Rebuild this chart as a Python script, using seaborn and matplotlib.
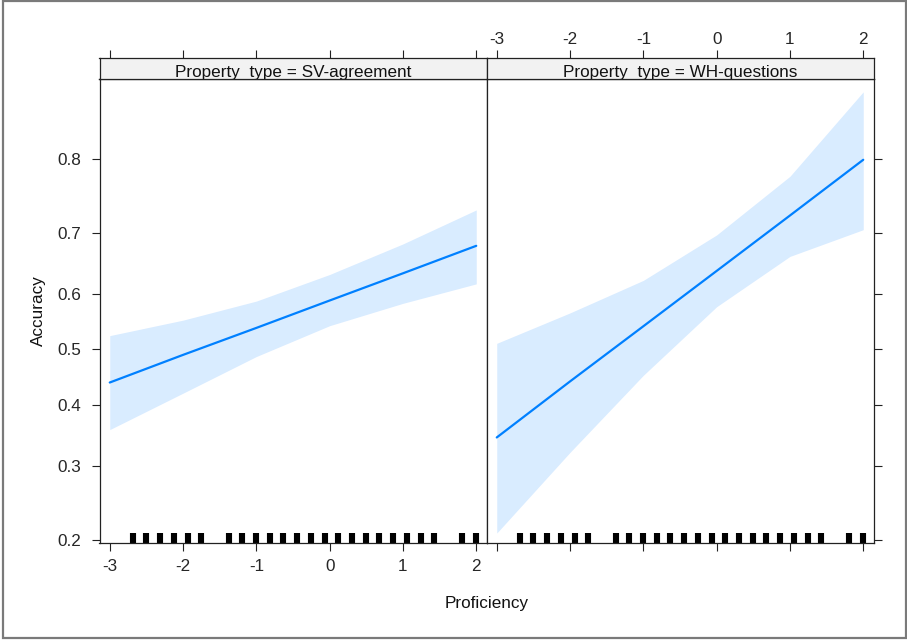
import pandas as pd
import matplotlib
matplotlib.use("Agg")
import matplotlib.pyplot as plt
import seaborn as sns
from matplotlib.ticker import FixedLocator, FormatStrFormatter, NullLocator
from matplotlib.patches import Rectangle

# valeurs (effet de Proficiency, échelle logit)
proficiency = [-3, -2, -1, 0, 1, 2]

sv_fit = [0.440, 0.490, 0.539, 0.588, 0.635, 0.680]
sv_lower = [0.358, 0.421, 0.487, 0.543, 0.583, 0.617]
sv_upper = [0.525, 0.553, 0.587, 0.633, 0.683, 0.734]

wh_fit = [0.345, 0.442, 0.542, 0.639, 0.726, 0.799]
wh_lower = [0.208, 0.321, 0.453, 0.577, 0.663, 0.705]
wh_upper = [0.511, 0.566, 0.623, 0.697, 0.779, 0.867]

rug_x = [-2.68, -2.50, -2.31, -2.12, -1.93, -1.75, -1.37, -1.19, -1.00, -0.81,
         -0.63, -0.44, -0.25, -0.07, 0.12, 0.30, 0.49, 0.68, 0.86, 1.05,
         1.24, 1.43, 1.80, 1.99]

panels = ["SV-agreement", "WH-questions"]
y_ticks = [0.2, 0.3, 0.4, 0.5, 0.6, 0.7, 0.8]
x_ticks = [-3, -2, -1, 0, 1, 2]

df = pd.concat([
    pd.DataFrame({"Proficiency": proficiency, "fit": sv_fit, "lower": sv_lower,
                  "upper": sv_upper, "Property_type": panels[0]}),
    pd.DataFrame({"Proficiency": proficiency, "fit": wh_fit, "lower": wh_lower,
                  "upper": wh_upper, "Property_type": panels[1]}),
])

sns.set_style("white")
plt.rcParams["font.family"] = ["Liberation Sans", "DejaVu Sans"]
plt.rcParams["axes.unicode_minus"] = False
fs = 12.3
line_col = "#0080ff"
band_col = "#d9ecff"

W, H = 907, 640
fig = plt.figure(figsize=(W / 100, H / 100), dpi=100)

def fx(px):
    return px / W

def fy(py):
    return 1 - py / H

lefts = [99.5, 486.5]
pw = 387
top_strip, bot_strip, bot_panel = 57.7, 79.0, 543.3

for i, ptype in enumerate(panels):
    ax = fig.add_axes([fx(lefts[i]), fy(bot_panel), pw / W, (bot_panel - bot_strip) / H])
    sax = fig.add_axes([fx(lefts[i]), fy(bot_strip), pw / W, (bot_strip - top_strip) / H], sharex=ax)
    sub = df[df["Property_type"] == ptype]

    ax.set_yscale("logit")
    ax.fill_between(sub["Proficiency"], sub["lower"], sub["upper"], color=band_col, lw=0)
    sns.lineplot(data=sub, x="Proficiency", y="fit", color=line_col, linewidth=1.6,
                 estimator=None, ax=ax)
    sns.rugplot(x=rug_x, height=0.022, color="black", linewidth=4.4, ax=ax,
                expand_margins=False)

    ax.set_xlim(-3.14, 2.14)
    ax.set_ylim(0.196, 0.8774)
    ax.yaxis.set_major_locator(FixedLocator(y_ticks))
    ax.yaxis.set_major_formatter(FormatStrFormatter("%.1f"))
    ax.yaxis.set_minor_locator(NullLocator())
    ax.xaxis.set_major_locator(FixedLocator(x_ticks))
    ax.set_xlabel("")
    ax.set_ylabel("")

    for a in (ax, sax):
        for s in a.spines.values():
            s.set_color("#222222")
            s.set_linewidth(0.9)
            s.set_zorder(5)

    ax.tick_params(axis="both", which="both", direction="out", length=6,
                   width=0.8, color="#222222", labelsize=fs)
    sax.tick_params(axis="both", which="both", direction="out", length=6,
                    width=0.8, color="#222222", labelsize=fs)
    sax.set_yticks([])
    sax.set_facecolor("#f2f2f2")
    sax.xaxis.set_ticks_position("top")

    if i == 0:
        ax.tick_params(axis="x", bottom=True, labelbottom=True, pad=5)
        ax.tick_params(axis="y", left=True, labelleft=True, right=False, pad=7)
        sax.tick_params(axis="x", top=True, labeltop=False, bottom=False, labelbottom=False)
    else:
        ax.tick_params(axis="x", bottom=True, labelbottom=False)
        ax.tick_params(axis="y", left=False, labelleft=False, right=True, labelright=False)
        sax.tick_params(axis="x", top=True, labeltop=True, bottom=False,
                        labelbottom=False, pad=2)

    sax.text(0.5, 0.08, f"Property_type = {ptype}", transform=sax.transAxes,
             ha="center", va="baseline", fontsize=fs, color="#111111", clip_on=True)

fig.text(fx(486.5), fy(608), "Proficiency", ha="center", va="baseline",
         fontsize=fs, color="#111111")
fig.text(fx(38.5), fy(311), "Accuracy", ha="center", va="center", rotation=90,
         fontsize=fs, color="#111111")

fig.patches.append(Rectangle((fx(3), fy(638)), fx(902.5), (637) / H, fill=False,
                             ec="#7a7a7a", lw=1.6, transform=fig.transFigure))

fig.savefig("out.png", dpi=100)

________________________

Without the pictures, copy the material exactly as given.

Rebuild this chart as a Python script, using seaborn and matplotlib.
import pandas as pd
import matplotlib
matplotlib.use("Agg")
import matplotlib.pyplot as plt
import seaborn as sns
from matplotlib.ticker import FixedLocator, FormatStrFormatter, NullLocator
from matplotlib.patches import Rectangle

# valeurs (effet de Proficiency, échelle logit)
proficiency = [-3, -2, -1, 0, 1, 2]

sv_fit = [0.440, 0.490, 0.539, 0.588, 0.635, 0.680]
sv_lower = [0.358, 0.421, 0.487, 0.543, 0.583, 0.617]
sv_upper = [0.525, 0.553, 0.587, 0.633, 0.683, 0.734]

wh_fit = [0.345, 0.442, 0.542, 0.639, 0.726, 0.799]
wh_lower = [0.208, 0.321, 0.453, 0.577, 0.663, 0.705]
wh_upper = [0.511, 0.566, 0.623, 0.697, 0.779, 0.867]

rug_x = [-2.68, -2.50, -2.31, -2.12, -1.93, -1.75, -1.37, -1.19, -1.00, -0.81,
         -0.63, -0.44, -0.25, -0.07, 0.12, 0.30, 0.49, 0.68, 0.86, 1.05,
         1.24, 1.43, 1.80, 1.99]

panels = ["SV-agreement", "WH-questions"]
y_ticks = [0.2, 0.3, 0.4, 0.5, 0.6, 0.7, 0.8]
x_ticks = [-3, -2, -1, 0, 1, 2]

df = pd.concat([
    pd.DataFrame({"Proficiency": proficiency, "fit": sv_fit, "lower": sv_lower,
                  "upper": sv_upper, "Property_type": panels[0]}),
    pd.DataFrame({"Proficiency": proficiency, "fit": wh_fit, "lower": wh_lower,
                  "upper": wh_upper, "Property_type": panels[1]}),
])

sns.set_style("white")
plt.rcParams["font.family"] = ["Liberation Sans", "DejaVu Sans"]
plt.rcParams["axes.unicode_minus"] = False
fs = 12.3
line_col = "#0080ff"
band_col = "#d9ecff"

W, H = 907, 640
fig = plt.figure(figsize=(W / 100, H / 100), dpi=100)

def fx(px):
    return px / W

def fy(py):
    return 1 - py / H

lefts = [99.5, 486.5]
pw = 387
top_strip, bot_strip, bot_panel = 57.7, 79.0, 543.3

for i, ptype in enumerate(panels):
    ax = fig.add_axes([fx(lefts[i]), fy(bot_panel), pw / W, (bot_panel - bot_strip) / H])
    sax = fig.add_axes([fx(lefts[i]), fy(bot_strip), pw / W, (bot_strip - top_strip) / H], sharex=ax)
    sub = df[df["Property_type"] == ptype]

    ax.set_yscale("logit")
    ax.fill_between(sub["Proficiency"], sub["lower"], sub["upper"], color=band_col, lw=0)
    sns.lineplot(data=sub, x="Proficiency", y="fit", color=line_col, linewidth=1.6,
                 estimator=None, ax=ax)
    sns.rugplot(x=rug_x, height=0.022, color="black", linewidth=4.4, ax=ax,
                expand_margins=False)

    ax.set_xlim(-3.14, 2.14)
    ax.set_ylim(0.196, 0.8774)
    ax.yaxis.set_major_locator(FixedLocator(y_ticks))
    ax.yaxis.set_major_formatter(FormatStrFormatter("%.1f"))
    ax.yaxis.set_minor_locator(NullLocator())
    ax.xaxis.set_major_locator(FixedLocator(x_ticks))
    ax.set_xlabel("")
    ax.set_ylabel("")

    for a in (ax, sax):
        for s in a.spines.values():
            s.set_color("#222222")
            s.set_linewidth(0.9)
            s.set_zorder(5)

    ax.tick_params(axis="both", which="both", direction="out", length=6,
                   width=0.8, color="#222222", labelsize=fs)
    sax.tick_params(axis="both", which="both", direction="out", length=6,
                    width=0.8, color="#222222", labelsize=fs)
    sax.set_yticks([])
    sax.set_facecolor("#f2f2f2")
    sax.xaxis.set_ticks_position("top")

    if i == 0:
        ax.tick_params(axis="x", bottom=True, labelbottom=True, pad=5)
        ax.tick_params(axis="y", left=True, labelleft=True, right=False, pad=7)
        sax.tick_params(axis="x", top=True, labeltop=False, bottom=False, labelbottom=False)
    else:
        ax.tick_params(axis="x", bottom=True, labelbottom=False)
        ax.tick_params(axis="y", left=False, labelleft=False, right=True, labelright=False)
        sax.tick_params(axis="x", top=True, labeltop=True, bottom=False,
                        labelbottom=False, pad=2)

    sax.text(0.5, 0.08, f"Property_type = {ptype}", transform=sax.transAxes,
             ha="center", va="baseline", fontsize=fs, color="#111111", clip_on=True)

fig.text(fx(486.5), fy(608), "Proficiency", ha="center", va="baseline",
         fontsize=fs, color="#111111")
fig.text(fx(38.5), fy(311), "Accuracy", ha="center", va="center", rotation=90,
         fontsize=fs, color="#111111")

fig.patches.append(Rectangle((fx(3), fy(638)), fx(902.5), (637) / H, fill=False,
                             ec="#7a7a7a", lw=1.6, transform=fig.transFigure))

fig.savefig("out.png", dpi=100)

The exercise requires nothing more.